» **Raw data**
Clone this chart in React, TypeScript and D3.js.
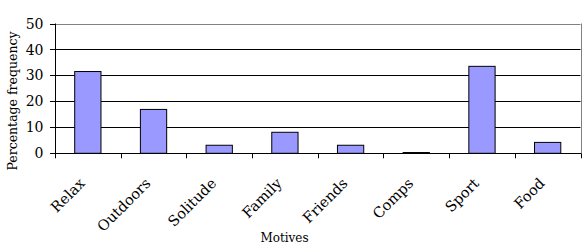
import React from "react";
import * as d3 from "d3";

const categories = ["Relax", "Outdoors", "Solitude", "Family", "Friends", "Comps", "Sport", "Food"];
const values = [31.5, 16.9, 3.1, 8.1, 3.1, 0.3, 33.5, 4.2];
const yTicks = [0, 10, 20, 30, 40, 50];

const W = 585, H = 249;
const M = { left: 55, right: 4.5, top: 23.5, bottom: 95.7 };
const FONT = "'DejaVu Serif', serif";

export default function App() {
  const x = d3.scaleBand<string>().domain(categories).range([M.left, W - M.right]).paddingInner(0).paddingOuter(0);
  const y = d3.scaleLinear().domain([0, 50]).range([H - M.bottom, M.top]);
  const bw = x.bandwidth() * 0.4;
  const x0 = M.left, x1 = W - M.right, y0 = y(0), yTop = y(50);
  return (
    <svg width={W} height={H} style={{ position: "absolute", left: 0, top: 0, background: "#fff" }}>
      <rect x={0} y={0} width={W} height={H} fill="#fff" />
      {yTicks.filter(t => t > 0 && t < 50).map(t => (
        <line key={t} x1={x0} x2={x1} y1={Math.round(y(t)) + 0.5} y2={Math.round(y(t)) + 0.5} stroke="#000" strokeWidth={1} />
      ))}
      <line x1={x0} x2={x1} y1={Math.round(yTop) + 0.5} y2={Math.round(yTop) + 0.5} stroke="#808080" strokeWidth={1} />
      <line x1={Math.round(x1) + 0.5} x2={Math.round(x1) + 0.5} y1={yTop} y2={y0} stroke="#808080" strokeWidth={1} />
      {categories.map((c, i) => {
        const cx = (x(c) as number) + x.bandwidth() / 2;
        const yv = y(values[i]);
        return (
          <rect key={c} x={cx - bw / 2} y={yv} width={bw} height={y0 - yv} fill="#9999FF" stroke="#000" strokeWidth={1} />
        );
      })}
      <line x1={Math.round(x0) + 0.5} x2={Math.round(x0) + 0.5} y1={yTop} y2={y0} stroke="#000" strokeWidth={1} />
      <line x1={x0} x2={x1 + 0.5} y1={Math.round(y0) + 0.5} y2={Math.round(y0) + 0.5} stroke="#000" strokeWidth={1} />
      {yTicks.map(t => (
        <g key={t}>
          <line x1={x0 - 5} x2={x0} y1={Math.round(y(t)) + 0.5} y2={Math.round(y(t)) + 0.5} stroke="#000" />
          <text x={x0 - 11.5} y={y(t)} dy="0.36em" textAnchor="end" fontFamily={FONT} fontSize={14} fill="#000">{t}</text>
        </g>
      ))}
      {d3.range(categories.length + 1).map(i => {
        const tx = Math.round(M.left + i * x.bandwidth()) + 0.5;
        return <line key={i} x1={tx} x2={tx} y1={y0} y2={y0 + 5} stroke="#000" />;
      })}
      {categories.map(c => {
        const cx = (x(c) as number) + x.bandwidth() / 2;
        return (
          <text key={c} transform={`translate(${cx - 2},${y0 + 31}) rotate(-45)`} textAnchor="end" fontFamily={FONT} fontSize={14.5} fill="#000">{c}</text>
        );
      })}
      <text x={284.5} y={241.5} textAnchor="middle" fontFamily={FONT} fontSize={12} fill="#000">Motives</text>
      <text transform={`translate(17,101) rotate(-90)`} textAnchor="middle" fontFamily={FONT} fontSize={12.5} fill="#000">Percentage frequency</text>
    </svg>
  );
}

» **Aim**
Write out the material above once more, exactly as it reads, with no pictures.

» **Right answer**
Clone this chart in React, TypeScript and D3.js.
import React from "react";
import * as d3 from "d3";

const categories = ["Relax", "Outdoors", "Solitude", "Family", "Friends", "Comps", "Sport", "Food"];
const values = [31.5, 16.9, 3.1, 8.1, 3.1, 0.3, 33.5, 4.2];
const yTicks = [0, 10, 20, 30, 40, 50];

const W = 585, H = 249;
const M = { left: 55, right: 4.5, top: 23.5, bottom: 95.7 };
const FONT = "'DejaVu Serif', serif";

export default function App() {
  const x = d3.scaleBand<string>().domain(categories).range([M.left, W - M.right]).paddingInner(0).paddingOuter(0);
  const y = d3.scaleLinear().domain([0, 50]).range([H - M.bottom, M.top]);
  const bw = x.bandwidth() * 0.4;
  const x0 = M.left, x1 = W - M.right, y0 = y(0), yTop = y(50);
  return (
    <svg width={W} height={H} style={{ position: "absolute", left: 0, top: 0, background: "#fff" }}>
      <rect x={0} y={0} width={W} height={H} fill="#fff" />
      {yTicks.filter(t => t > 0 && t < 50).map(t => (
        <line key={t} x1={x0} x2={x1} y1={Math.round(y(t)) + 0.5} y2={Math.round(y(t)) + 0.5} stroke="#000" strokeWidth={1} />
      ))}
      <line x1={x0} x2={x1} y1={Math.round(yTop) + 0.5} y2={Math.round(yTop) + 0.5} stroke="#808080" strokeWidth={1} />
      <line x1={Math.round(x1) + 0.5} x2={Math.round(x1) + 0.5} y1={yTop} y2={y0} stroke="#808080" strokeWidth={1} />
      {categories.map((c, i) => {
        const cx = (x(c) as number) + x.bandwidth() / 2;
        const yv = y(values[i]);
        return (
          <rect key={c} x={cx - bw / 2} y={yv} width={bw} height={y0 - yv} fill="#9999FF" stroke="#000" strokeWidth={1} />
        );
      })}
      <line x1={Math.round(x0) + 0.5} x2={Math.round(x0) + 0.5} y1={yTop} y2={y0} stroke="#000" strokeWidth={1} />
      <line x1={x0} x2={x1 + 0.5} y1={Math.round(y0) + 0.5} y2={Math.round(y0) + 0.5} stroke="#000" strokeWidth={1} />
      {yTicks.map(t => (
        <g key={t}>
          <line x1={x0 - 5} x2={x0} y1={Math.round(y(t)) + 0.5} y2={Math.round(y(t)) + 0.5} stroke="#000" />
          <text x={x0 - 11.5} y={y(t)} dy="0.36em" textAnchor="end" fontFamily={FONT} fontSize={14} fill="#000">{t}</text>
        </g>
      ))}
      {d3.range(categories.length + 1).map(i => {
        const tx = Math.round(M.left + i * x.bandwidth()) + 0.5;
        return <line key={i} x1={tx} x2={tx} y1={y0} y2={y0 + 5} stroke="#000" />;
      })}
      {categories.map(c => {
        const cx = (x(c) as number) + x.bandwidth() / 2;
        return (
          <text key={c} transform={`translate(${cx - 2},${y0 + 31}) rotate(-45)`} textAnchor="end" fontFamily={FONT} fontSize={14.5} fill="#000">{c}</text>
        );
      })}
      <text x={284.5} y={241.5} textAnchor="middle" fontFamily={FONT} fontSize={12} fill="#000">Motives</text>
      <text transform={`translate(17,101) rotate(-90)`} textAnchor="middle" fontFamily={FONT} fontSize={12.5} fill="#000">Percentage frequency</text>
    </svg>
  );
}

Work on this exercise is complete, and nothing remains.